An interesting political debate has arisen about whether Mitt Romney’s penchant for making things up would make him a problematic president. Some think he is putting his soul in peril while others find his lying irrelevant and even, in the case of The Washington Post’s Richard Cohen, perversely admirable. I think the Faust story and specifically Klaus Mann’s novel Mephisto contribute something important to this debate.
First, those who see it as a problem. Romney’s opponents have been complaining for a while. “The guy will say anything,” Rudolph Giuliani said in the 2008 Republican primaries, and Mike Huckabee mused, “I don’t think Romney has a soul.” More recently, also picking up on the soul question, The Washington Post’s Matt Miller has invoked Picture of Dorian Gray:
Simply put, Obamacare has forced Romney to reveal how much 100-proof drivel he’ll swallow and spit out with a smile if that’s what it takes to get to the Oval Office. The man passed a great health reform in Massachusetts that inspired Obama’s and he pretends otherwise every day. I’m no purist about what it takes to win elections. But at some point the total denial of your record, your sincere views and your problem-solving instincts takes you into soul-destroying territory. If there were a health-care version of The Picture of Dorian Gray, Romney’s portrait offstage would be a hideous thing to behold.
Richard Cohen of The Washington Post, on the other hand, seems almost impressed, arguing that Romney uses lying the way a CEO wields a business plan. “I admire a smooth liar, and Romney is among the best,” he writes, and then, “what his career has given him is the businessman’s concept of self — that what he does is not who he is.”
Jon Chait of New York Magazine and Richard Yeselsen are less admiring but agree that concerns about Mitt Romney’s authenticity or soul are off the mark. The search for the real Mitt Romney is pointless, Chait says, because of course he is going to say whatever is necessary to get elected:
The point is that it’s just not useful to try to understand the link between a politician’s moral beliefs and his public conduct as a moral question. Politics is an art. Politicians present themselves to the public as they need to present themselves in order to obtain their goals. Romney has had to wildly reinvent his public persona because he had to win the approval of a liberal Massachusetts electorate in 2002 and then an extremely conservative Republican primary electorate in 2012, not due to any character defect.

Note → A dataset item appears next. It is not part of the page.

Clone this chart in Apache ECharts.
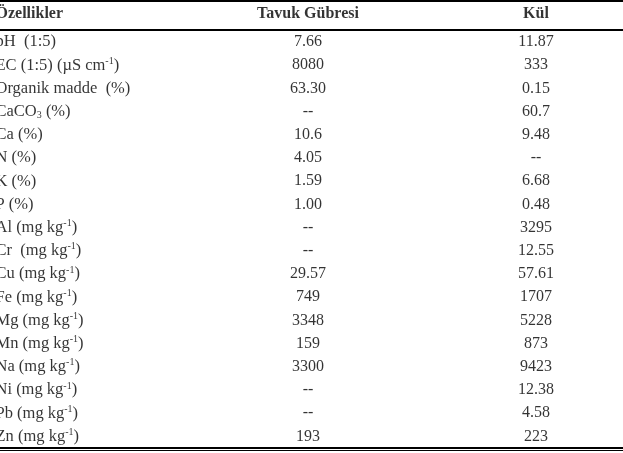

Yeselsen, meanwhile compares him to an actor, and here is where the Klaus Mann novel proves useful. Yeselsen (quoted by Alec MacGillis) writes:
Whoever he is, the real Romney is mostly irrelevant. Romney, like all of us, performs the roles he must within the public institutions he inhabits and the different dramas which he plays a part in enacting. There are reasons why he performs on the stages he does—he’ll never be any kind of liberal—but he doesn’t just play the same character every time. Each of those institutions will have a different set of observers with which the individual engages. The audience, venue and dramatic script shape and constrain our public performances.
But while Yeselsen doesn’t care whether Romney is authentic or not, he is concerned that Romney can’t play authenticity:
People are what they do, and part of what presidential candidates must do is project a fully integrated depth of being before multiple audiences. Romney’s political problem—his poor job performance as a professional politician—is that he has an almost poignant difficulty in managing to do that.We will probably never find out who the real Romney is, just like we haven’t found out who the real Obama or the real Lincoln is.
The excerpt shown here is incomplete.